Benefits and Costs of the Digital Market
According to the same 2009 study, many of this market’s benefits stem from behaviorally targeted advertising, providing greater utility to consumers with relevant rather than irrelevant advertisements, boosting the monetary value of content providers’ ad spaces, and increasing conversion rates for advertisers. Additionally, the very nature of data—a non-rivalrous, excludable good (or, club good) inherent to every user—allows users to gain access to a variety of content from different providers without paying. Lastly, novel uses of seemingly useless data may not always be readily apparent in this market, but they serve as a valuable engine for innovation. For instance, Uber might not exist had it not leveraged other firms’ previously existing mapping data.
Proponents of intervention often assert that this market is subject to market failures such as information asymmetry. However, such arguments are rarely accompanied by evidence and often reflect a misunderstanding of what constitutes a market failure.
For information asymmetry to constitute a market failure, it must prevent mutually beneficial transactions from occurring; a savings account holder not knowing how much his or her bank profits from deposits would not constitute a market failure.
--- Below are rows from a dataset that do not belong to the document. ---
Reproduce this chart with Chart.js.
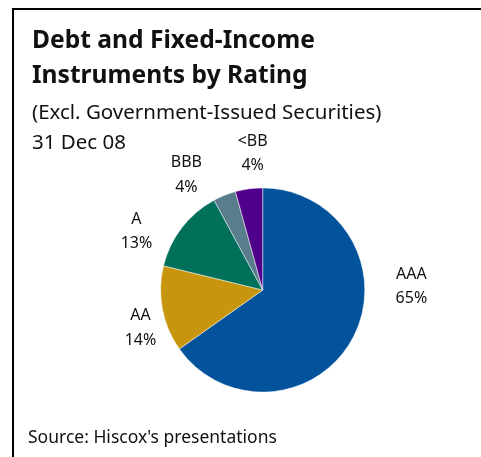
<!DOCTYPE html>
<html>
<head>
<meta charset="utf-8">
<script src="https://cdn.jsdelivr.net/npm/chart.js@4"></script>
<style>
  html, body { margin: 0; padding: 0; background: #fff; }
  #wrap { width: 481px; height: 457px; }
</style>
</head>
<body>
<div id="wrap"><canvas id="pieChart" width="481" height="457"></canvas></div>
<script>
// ratings and their share of the portfolio (slice sizes)
var ratings = ["AAA", "AA", "A", "BBB", "<BB"];
var shares = [65.2, 13.6, 13.3, 3.6, 4.3];
var sliceColors = ["#02529C", "#C8960E", "#00705A", "#5A7D8D", "#4F008B"];

var titleLines = ["Debt and Fixed-Income", "Instruments by Rating"];
var subLines = ["(Excl. Government-Issued Securities)", "31 Dec 08"];
var sourceText = "Source: Hiscox's presentations";

// where each label sits, as angle (deg, canvas) and distance in radii from the pie centre
var labelAngles = [-1.5, 162.8, 205.0, 236.5, 265.8];
var labelDist = [1.457, 1.253, 1.364, 1.354, 1.345];

var FONT = "'Noto Sans', 'Open Sans', sans-serif";

var decor = {
  id: "decor",
  afterDraw: function (chart) {
    var ctx = chart.ctx;
    ctx.save();
    // frame: left and top rules only
    ctx.fillStyle = "#000";
    ctx.fillRect(12, 8, 2, 457);
    ctx.fillRect(12, 8, 469, 2);

    ctx.fillStyle = "#111";
    ctx.textAlign = "left";
    ctx.textBaseline = "alphabetic";
    ctx.font = "bold 24.6px " + FONT;
    ctx.fillText(titleLines[0], 32, 48);
    ctx.fillText(titleLines[1], 32, 83);
    ctx.font = "20.5px " + FONT;
    ctx.fillText(subLines[0], 32, 118.5);
    ctx.fillText(subLines[1], 32, 148.5);
    ctx.font = "17.5px " + FONT;
    ctx.fillText(sourceText, 28, 443);

    // slice labels
    var meta = chart.getDatasetMeta(0);
    var data = chart.data.datasets[0].data;
    var total = data.reduce(function (a, b) { return a + b; }, 0);
    ctx.font = "16px " + FONT;
    ctx.textAlign = "center";
    ctx.textBaseline = "middle";
    meta.data.forEach(function (arc, i) {
      var a = labelAngles[i] * Math.PI / 180;
      var d = arc.outerRadius * labelDist[i];
      var x = arc.x + Math.cos(a) * d;
      var y = arc.y + Math.sin(a) * d;
      ctx.fillText(chart.data.labels[i], x, y - 12);
      ctx.fillText(Math.round(data[i] / total * 100) + "%", x, y + 12.5);
    });
    ctx.restore();
  }
};

new Chart("pieChart", {
  type: "pie",
  data: {
    labels: ratings,
    datasets: [{
      data: shares,
      backgroundColor: sliceColors,
      borderColor: "rgba(255,255,255,0.6)",
      borderWidth: 0.8
    }]
  },
  options: {
    responsive: false,
    animation: false,
    rotation: 0,
    layout: { padding: { left: 160.2, right: 115.8, top: 187.5, bottom: 64.5 } },
    plugins: {
      legend: { display: false },
      tooltip: { enabled: false }
    }
  },
  plugins: [decor]
});
</script>
</body>
</html>
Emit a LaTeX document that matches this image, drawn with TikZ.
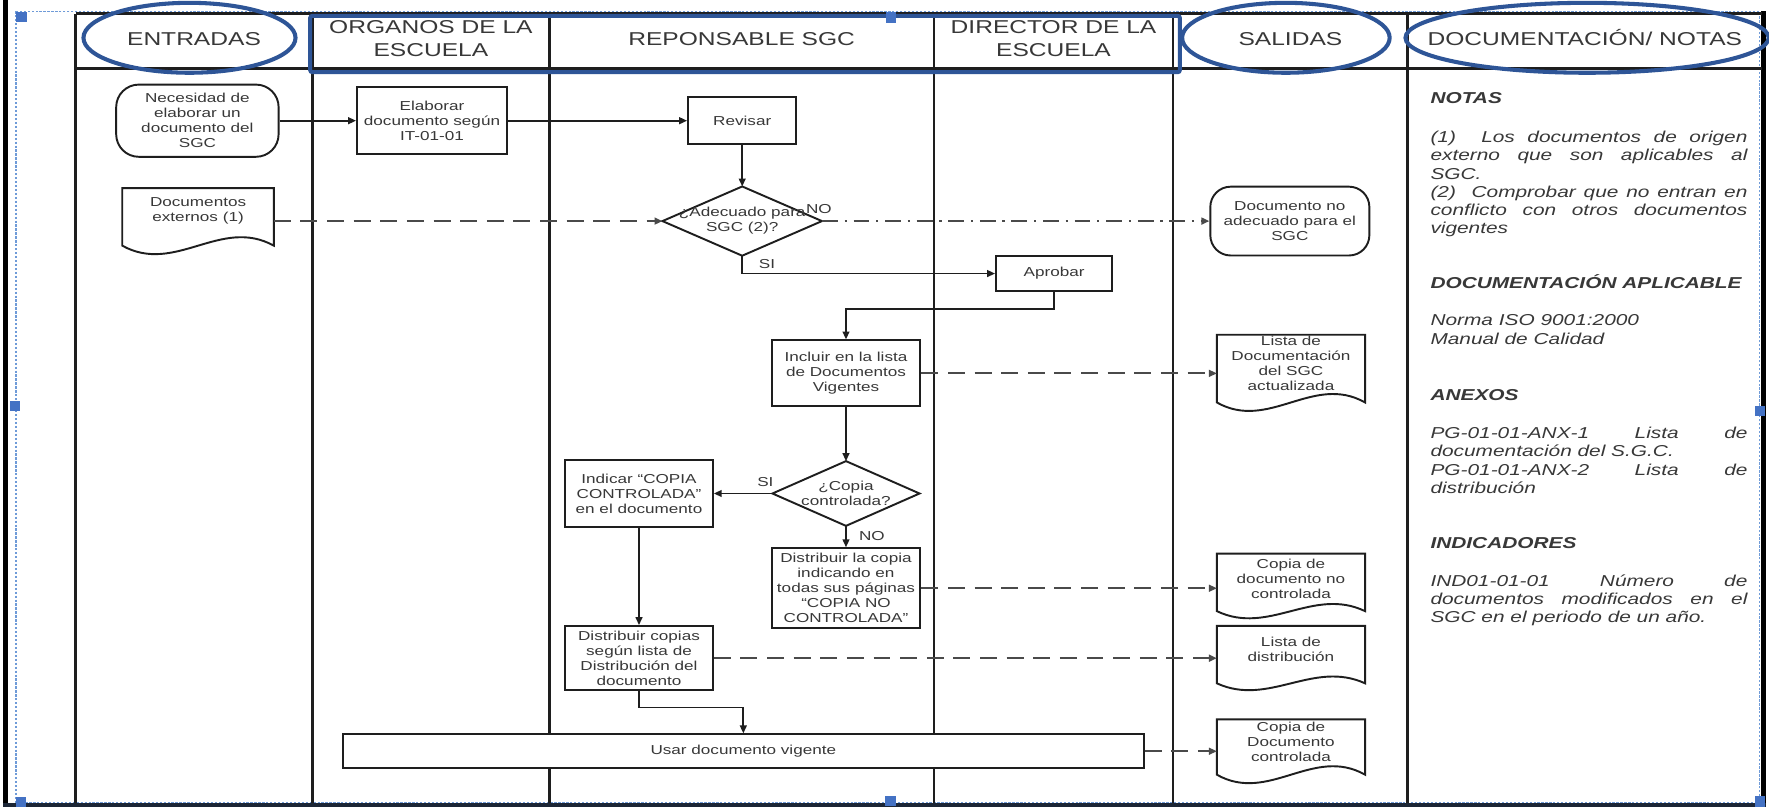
\documentclass[tikz,border=0pt]{standalone}
\usepackage{fontspec}
\setmainfont{Liberation Sans}[FakeStretch=1.32]
\usetikzlibrary{arrows.meta,calc}
\definecolor{lineC}{HTML}{1E1E1E}
\definecolor{txtC}{HTML}{383838}
\definecolor{blueC}{HTML}{2E5597}
\definecolor{handleC}{HTML}{4472C4}
\definecolor{selC}{HTML}{6F9BD8}
\definecolor{dashC}{HTML}{4A4A4A}
\definecolor{frameC}{HTML}{1C2636}
\newcommand{\bxfont}{\fontsize{11.5}{13.3}\selectfont}
\newcommand{\hdfont}{\fontsize{16.5}{20}\selectfont}
\newcommand{\ntfont}{\fontsize{14}{16.3}\selectfont\itshape}
\newcommand{\docwave}[3]{%
  \draw[boxline] ($(#1.north west)+(0,#2)$) -- (#1.north west) -- (#1.north east) -- ($(#1.north east)+(0,#2)$)
  .. controls ($(#1.north east)!0.35!(#1.north west)+(0,#2-#3)$) and ($(#1.north east)!0.65!(#1.north west)+(0,#2+#3)$) .. ($(#1.north west)+(0,#2)$) -- cycle;}
\tikzset{
  boxline/.style={draw=lineC, line width=1.7pt},
  proc/.style={boxline, fill=white, inner sep=0pt, align=center, text=txtC, font=\bxfont},
  term/.style={proc, rounded corners=20pt},
  ghost/.style={inner sep=0pt, align=center, text=txtC, font=\bxfont},
  flow/.style={draw=lineC, line width=1.5pt, -{Triangle[length=7pt,width=6pt]}},
  dflow/.style={draw=dashC, line width=2pt, dash pattern=on 15pt off 8.6pt, -{Triangle[length=7pt,width=6pt]}},
  ddflow/.style={draw=dashC, line width=1.8pt, dash pattern=on 14pt off 6pt on 2pt off 6pt, -{Triangle[length=7pt,width=6pt]}},
  lane/.style={draw=lineC, line width=2.2pt},
  hdr/.style={text=txtC, font=\hdfont, align=center, inner sep=0pt},
  lbl/.style={text=txtC, font=\bxfont, inner sep=0pt},
  note/.style={text=txtC, font=\ntfont, inner sep=0pt, anchor=base west},
  notehd/.style={note, font=\ntfont\bfseries},
  hl/.style={draw=blueC, line width=3.6pt},
}
\begin{document}
\begin{tikzpicture}[x=1pt,y=-1pt]
\useasboundingbox (0,0) rectangle (1568.3,715.4);
\fill[white] (0,0) rectangle (1568.3,715.4);

% selection border and frame
\draw[selC, line width=1.3pt, dash pattern=on 2pt off 1.5pt] (14,10) rectangle (1560,712);
\fill[black] (2.5,0) rectangle (7.5,715.4);
\fill[black] (1561.3,10) rectangle (1566,715.4);
\fill[frameC] (2.5,712.2) rectangle (1566,715.4);

% table
\draw[lane] (67,12) -- (1562,12);
\draw[lane, line width=2.6pt] (67,61) -- (1562,61);
\foreach \xx in {67,277,487,828,1040,1248} \draw[lane] (\xx,12) -- (\xx,712);

% headers
\node[hdr, anchor=base] (hE) at (172,39.9) {ENTRADAS};
\node[hdr] (hO) at (382,34.3) {ORGANOS DE LA\\ESCUELA};
\node[hdr, anchor=base] (hR) at (657.5,39.9) {REPONSABLE SGC};
\node[hdr] (hD) at (934,34.3) {DIRECTOR DE LA\\ESCUELA};
\node[hdr, anchor=base] (hS) at (1144,39.9) {SALIDAS};
\node[hdr, anchor=base] (hN) at (1405,39.9) {DOCUMENTACIÓN/ NOTAS};

% flow nodes
\node[term, minimum width=144pt, minimum height=64pt] (A) at (175,107) {Necesidad de\\elaborar un\\documento del\\SGC};
\node[proc, minimum width=133pt, minimum height=59pt] (B) at (383,107) {Elaborar\\documento según\\IT-01-01};
\node[proc, minimum width=96pt, minimum height=42pt] (C) at (658,107) {Revisar};

\node[ghost, minimum width=141pt, minimum height=61pt] (D) at (658,196) {};
\draw[boxline, fill=white] (D.north) -- (D.east) -- (D.south) -- (D.west) -- cycle;
\node[ghost] (Dt) at (D.center) {¿Adecuado para\\SGC (2)?};

\node[ghost, minimum width=134pt, minimum height=40pt] (E) at (175.6,187) {Documentos\\externos (1)};
\docwave{E}{51}{26}

\node[term, rounded corners=18pt, minimum width=141pt, minimum height=61pt] (F) at (1143.5,196) {Documento no\\adecuado para el\\SGC};
\node[proc, minimum width=103pt, minimum height=31pt] (G) at (934.5,242.5) {Aprobar};
\node[proc, minimum width=132pt, minimum height=58.5pt] (H) at (750,331) {Incluir en la lista\\de Documentos\\Vigentes};

\node[ghost, minimum width=131pt, minimum height=50pt] (I) at (1144.5,322) {Lista de\\Documentación\\del SGC\\actualizada};
\docwave{I}{60}{26}

\node[ghost, minimum width=130pt, minimum height=57pt] (J) at (750,437.5) {};
\draw[boxline, fill=white] (J.north) -- (J.east) -- (J.south) -- (J.west) -- cycle;
\node[ghost] (Jt) at (J.center) {¿Copia\\controlada?};

\node[proc, minimum width=131pt, minimum height=59.5pt] (K) at (566.5,437.5) {Indicar “COPIA\\CONTROLADA”\\en el documento};
\node[proc, minimum width=132pt, minimum height=71pt] (L) at (750,521.5) {Distribuir la copia\\indicando en\\todas sus páginas\\“COPIA NO\\CONTROLADA”};

\node[ghost, minimum width=131pt, minimum height=45.2pt] (M) at (1144.5,513.6) {Copia de\\documento no\\controlada};
\docwave{M}{51}{22}

\node[proc, minimum width=131pt, minimum height=57pt] (N) at (566.5,583.5) {Distribuir copias\\según lista de\\Distribución del\\documento};

\node[ghost, minimum width=131pt, minimum height=41pt] (O) at (1144.5,575.5) {Lista de\\distribución};
\docwave{O}{51}{21}

\node[proc, minimum width=710pt, minimum height=30pt] (P) at (659,666) {Usar documento vigente};

\node[ghost, minimum width=131pt, minimum height=40pt] (Q) at (1144.5,658) {Copia de\\Documento\\controlada};
\docwave{Q}{49}{26}

% connectors
\draw[flow] (A.east) -- (B.west);
\draw[flow] (B.east) -- (C.west);
\draw[flow] (C.south) -- (D.north);
\draw[dflow] (E.east |- D.west) -- (D.west);
\draw[ddflow] (D.east) -- (F.west);
\draw[flow] (D.south) |- (G.west);
\draw[flow] (G.south) -- ++(0,14.8) -| (H.north);
\draw[dflow] (H.east) -- (I.west |- H.east);
\draw[flow] (H.south) -- (J.north);
\draw[flow] (J.west) -- (K.east);
\draw[flow] (J.south) -- (L.north);
\draw[dflow] (L.east) -- (M.west |- L.east);
\draw[flow] (K.south) -- (N.north);
\draw[dflow] (N.east) -- (O.west |- N.east);
\draw[flow] (N.south) -- ++(0,14.5) -| (P.north);
\draw[dflow] (P.east) -- (Q.west |- P.east);

% labels
\node[lbl] (no1) at (726,185) {NO};
\node[lbl] (si1) at (680,234) {SI};
\node[lbl] (si2) at (678.5,427) {SI};
\node[lbl] (no2) at (773,475) {NO};

% notes column
\node[notehd] (t1) at (1268,92) {NOTAS};
\node[note] (t2) at (1268,126.2) {\makebox[281pt][s]{(1)\ \ Los documentos de origen}};
\node[note] (t3) at (1268,142.4) {\makebox[281pt][s]{externo que son aplicables al}};
\node[note] (t4) at (1268,158.7) {SGC.};
\node[note] (t5) at (1268,175) {\makebox[281pt][s]{(2)\ \ Comprobar que no entran en}};
\node[note] (t6) at (1268,191.2) {\makebox[281pt][s]{conflicto con otros documentos}};
\node[note] (t7) at (1268,207.4) {vigentes};
\node[notehd] (t8) at (1268,256.2) {DOCUMENTACIÓN APLICABLE};
\node[note] (t9) at (1268,288.7) {Norma ISO 9001:2000};
\node[note] (t10) at (1268,305.4) {Manual de Calidad};
\node[notehd] (t11) at (1268,355.2) {ANEXOS};
\node[note] (t12) at (1268,388.6) {\makebox[281pt][s]{PG-01-01-ANX-1 \hfill Lista \hfill de}};
\node[note] (t13) at (1268,404.8) {documentación del S.G.C.};
\node[note] (t14) at (1268,421.7) {\makebox[281pt][s]{PG-01-01-ANX-2 \hfill Lista \hfill de}};
\node[note] (t15) at (1268,437.9) {distribución};
\node[notehd] (t16) at (1268,486) {INDICADORES};
\node[note] (t17) at (1268,519.8) {\makebox[281pt][s]{IND01-01-01 \hfill Número \hfill de}};
\node[note] (t18) at (1268,536) {\makebox[281pt][s]{documentos modificados en el}};
\node[note] (t19) at (1268,552.3) {SGC en el periodo de un año.};

% blue highlights
\draw[hl] (168,33.5) ellipse [x radius=94pt, y radius=31pt];
\draw[hl, rounded corners=2pt] (275,14) rectangle (1046,64);
\draw[hl] (1140,33.5) ellipse [x radius=92pt, y radius=31pt];
\draw[hl] (1407,33.5) ellipse [x radius=161pt, y radius=31pt];

% selection handles
\foreach \hx/\hy in {19/15, 790/15.5, 13/360, 1560.5/364.5, 18.5/711, 789.5/710, 1560.5/710.5}
  \fill[handleC] ({\hx-4.5},{\hy-4.5}) rectangle ({\hx+4.5},{\hy+4.5});
\end{tikzpicture}
\end{document}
People refusing to partake in the digital market because they do not know the value of their data could constitute a market failure due to information asymmetry, but this does not appear to be the case given estimates that a majority of people in the U.S. are on social media. Nevertheless, most policy proposals seek to address information asymmetry, with some scholars claiming that consumers are unaware of what PII is being collected or of the external risks associated with their PII being exchanged between data-using firms. Incomplete information about data collection could lead to consumers undervaluing their data. With these concerns entering mainstream political conversation, legislative action that attempts to rectify these concerns should not come as a surprise to anyone.
Potential Implications of the DASHBOARD Act
Broadly, the DASHBOARD Act seems to target information asymmetry in the digital market. In this respect, the user reports are likely meant to complement the data erasure portion of the legislation that would allow users to make specific deletion requests. Similarly, the industry-wide data valuation metric is an attempt to communicate the monetary value of PII to users, investors, other data firms, and the government. Overall, the act tries to provide consumers information on the value firms gain from PII but that could impose challenges on different portions of the digital market.
The act’s requirements inherently impose substantial compliance costs on commercial data operators. Recent analysis on GDPR-style regulations suggests that, by expanding compliance requirements, the DASHBOARD Act may increase IT costs of small businesses, decrease investments in the technology industry, and reduce overall trade. This legislation’s deferment to the user for data erasure could set up legal challenges due to ambiguities in data ownership. The erasure of these data will also be difficult to verify when dealing with third-party data collectors and with advertisers who have legally purchased individual or collective sets of user data.
In the case of data privacy, legislation that clearly recognizes data property rights and establishes liability between users and content providers could allow markets to work efficiently. In its current form, the DASHBOARD Act does not address these two issues and could be strengthened by amendments that do so. Legislators would be wise to step back and seek mechanisms suitable to address privacy issues in such a way that the benefits of intervention could justify its costs.